Regrettably, we are yet to experience truly speedy development of the well-endowed, predominantly oil and gas-bearing, but highly beleaguered Niger Delta region of Nigeria. This, among other reasons, was why President Muhammadu Buhari acceded to the request of the nine Governors and other leaders of the Niger Delta for a forensic audit of NDDC from inception till 2019. Moreover, it is on record that President Buhari directed that the NDDC forensic audit, which has been widely applauded as a crucial move and the only process that can cleanse NDDC, be overseen by the Interim Management Committee, IMC of the NDDC.
However, the current IMC of the NDDC, led by the Acting Managing Director, Professor Kemebradikumo Pondei, has been distracted by relentless allegations about all manner of spurious misdeeds. These have been interpreted in some quarters as attempts to hang the IMC and stultify the forensic audit.

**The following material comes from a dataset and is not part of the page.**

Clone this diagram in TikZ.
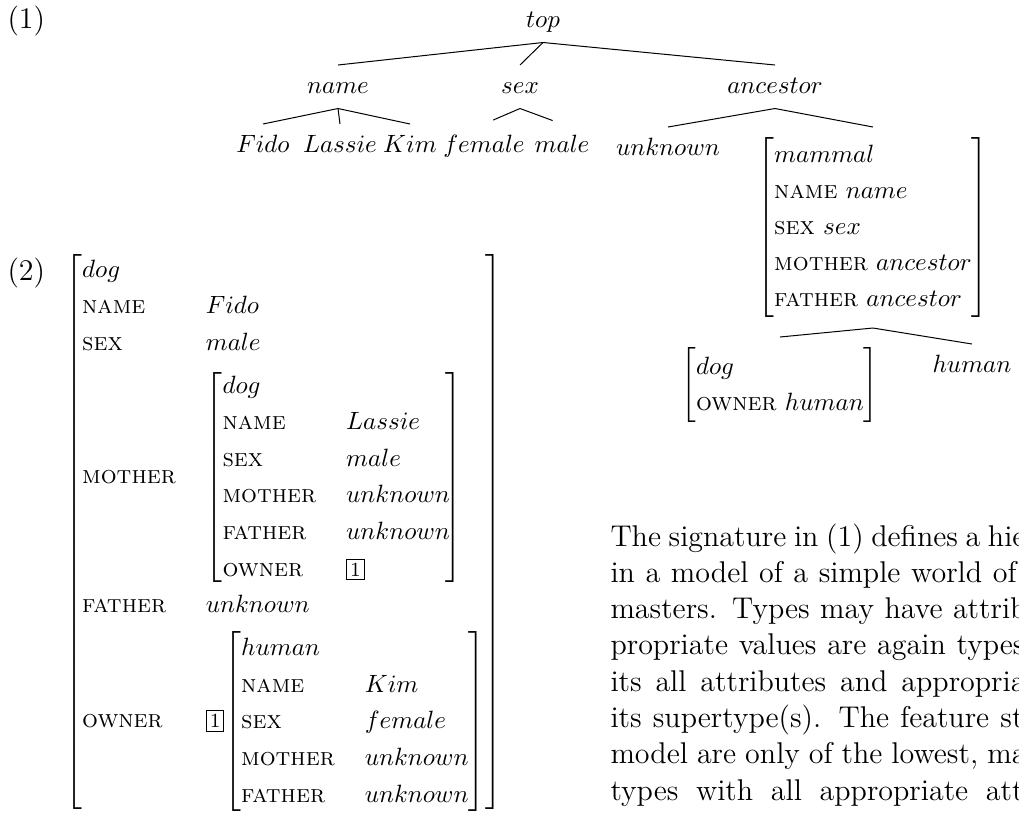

While it is not for us in this piece to adjudge the merit or otherwise of the numerous allegations and counter-allegations pertaining to the NDDC and the IMC, one thing is crystal clear. There is widespread concern about the deficit of service delivery by NDDC. This concern presents an opportunity to generate great ideas to turn around the unsatisfactory situation of the Niger Delta.
Consequently, all true lovers of the Niger Delta and Nigeria should come up with ideas on how to strengthen the NDDC for better service delivery. Let’s join hands and channel our energies to make the NDDC work for Niger Delta and Nigeria. Although it was conceived with the intention that it would be reviewed periodically, the Niger Delta Regional Development Master Plan is yet to be reviewed. This should be a source of worry for all true lovers of the Niger Delta and Nigeria. It does no one any good engaging in endless recrimination, trading blames and peddling falsehoods. We have had enough.
*Pius Ughakpoteni, Deputy Director (Media Relations) at the NDDC, writes from Port Harcourt.